It seems the mullahs in Tehran can’t catch a break as events conspire to slowly and inexorably pry their fingers away from the stranglehold of control they’ve exerted over the Iranian people for the past nearly four decades.
With the United Nations General Assembly scheduled to start next week and chaired by President Donald Trump, the Iranian regime is being buffeted by attacks and threats from all sides not the least of which has been the economic hammer blows wielded by the Trump administration in the wake of pulling out of the Iran nuclear deal.
A flurry of European companies, who raced in once the deal was approved in 2015, are now racing out of Iran with looming secondary sanctions by the U.S. for anyone doing business with Iran in key areas.
The focus is on “bottleneck sectors” — areas where there is little or no way to avoid a U.S. connection, including aviation, insurance, shipping, logistics, and especially banking. This means many German companies are caught in the crosshairs and have pulled up stakes.

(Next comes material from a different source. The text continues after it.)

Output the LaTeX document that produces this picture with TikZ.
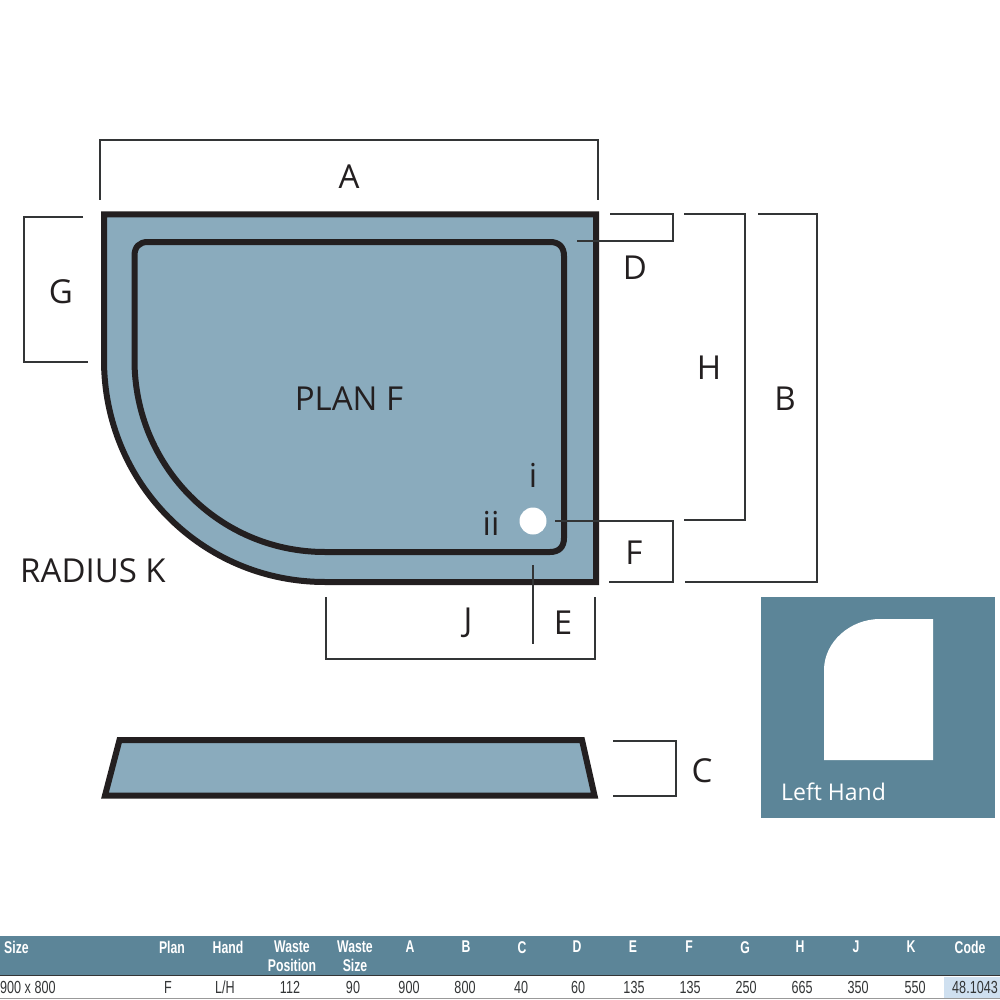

Many observers expect many more big firms to leave Iran. “We expect almost all of the European and Japanese companies along with major Korean companies to leave Iran,” Sara Vakhshouri, the president of SVB Energy International in Washington DC, told Deutsche Welle.
Major German companies scaling back or shutting down operations in Iran include automakers Volkswagen and Daimler, financial institutions Commerzbank, Deutsche Bank and DZ Bank, manufacturing giants Airbus and Siemens, insurance giants Allianz and Munich Re, airlines Lufthansa and Austrian, Deutsche Telekom and consumer goods company Henkel.
This follows pullouts by Total and Peugeot and many other European firms the Iranian regime has been desperate to keep. The exodus has prompted officials such as Hassan Rouhani and Mohammad Javad Zarif to beg the European Union to try and come up with alternative means of keeping Iran afloat.
The list of companies leaving Iran has been staggering and leaves the mullahs in a precarious position with unfinished projects, little capital investment available and unemployment driving growing protests across the country.
But Germany’s pullout only compounds the pressure the Iranian regime is receiving in its most vital economic sector: petroleum.
According to numerous media sources, OPEC is considering boosting oil production by half a million barrels a day to counter a perceived shortfall from Iran as customers cut orders because of U.S. sanctions.
The Organization of Petroleum Exporting Countries gathering in Algeria may indicate whether the group has “the barrels available to fully cover the Iranian lost output,” said John Kilduff, a partner at New York-based hedge fund Again Capital LLC, according to Bloomberg.
OPEC and allied producers are set for another contentious meeting: Iran has threatened to veto any decision that harms its interests. Iranian oil minister Bijan Namdar Zanganeh said the group had no authority to impose a new supply arrangement.
According to analysts, the shift in production to cover an Iranian shortfall could occur chiefly through more pumping from Saudi Arabia and Russia, the two largest producers within the OPEC+ group.
As a chief regional rival to Iran, Saudi Arabia could deal a harsh economic blow to Iran, and while the Iranian regime has worked tirelessly to keep Russia as a sponsor, the prospect of becoming a dominant global player in a reconfigured oil market without Iranian leverage appeals to the Russians according to analysts.
Events are quickly conspiring to further isolate the mullahs and strip them of the economic leverage they once had in controlling virtually all of the country’s industries through a vast network of shell companies.
In typical bluster, the Iranian regime held military exercises near the strategic Strait of Hormuz in the Persian Gulf according to the regime’s official IRNA news agency.
The drill involved the military’s and Revolutionary Guard fighter jets, including U.S.-made F-4, French Mirage and Russian Sukhoi-22 planes, the report said, adding that five logistics and combat helicopters are also taking part in the exercise over the Persian Gulf waters and the Sea of Oman.
IRNA said the maneuver is a warning to Iran’s enemies that they face a quick, “stern response” in case of any ill-will toward Iran.
The predictable military threats by Iran come on the heels of decision by the U.S. State Department to once again tag the regime as the world’s leading sponsor of state terrorism.
The annual survey on global terrorism said Iran and its proxies are responsible for intensifying multiple conflicts and undermining U.S. interests in the region.
“Designated as a state sponsor of terrorism in 1984, Iran continued its terrorist-related activity in 2017, including support for Lebanese Hezbollah, Palestinian terrorist groups in Gaza, and various groups in Syria, Iraq, and throughout the Middle East,” the report said.
The survey said that Iran used the Revolutionary Guards Corps’ Quds Force to provide support to terrorist organizations, provide cover for associated covert operations, and create instability in the region.
“Iran uses terrorism as a tool of its state craft, it has no reservations about using that tool on any continent,” Ambassador Nathan Sales, the State Department’s coordinator for counterterrorism, told journalists Wednesday. He cited Iran-linked fundraising networks in West Africa, weapons caches in South America and operational activity in Europe.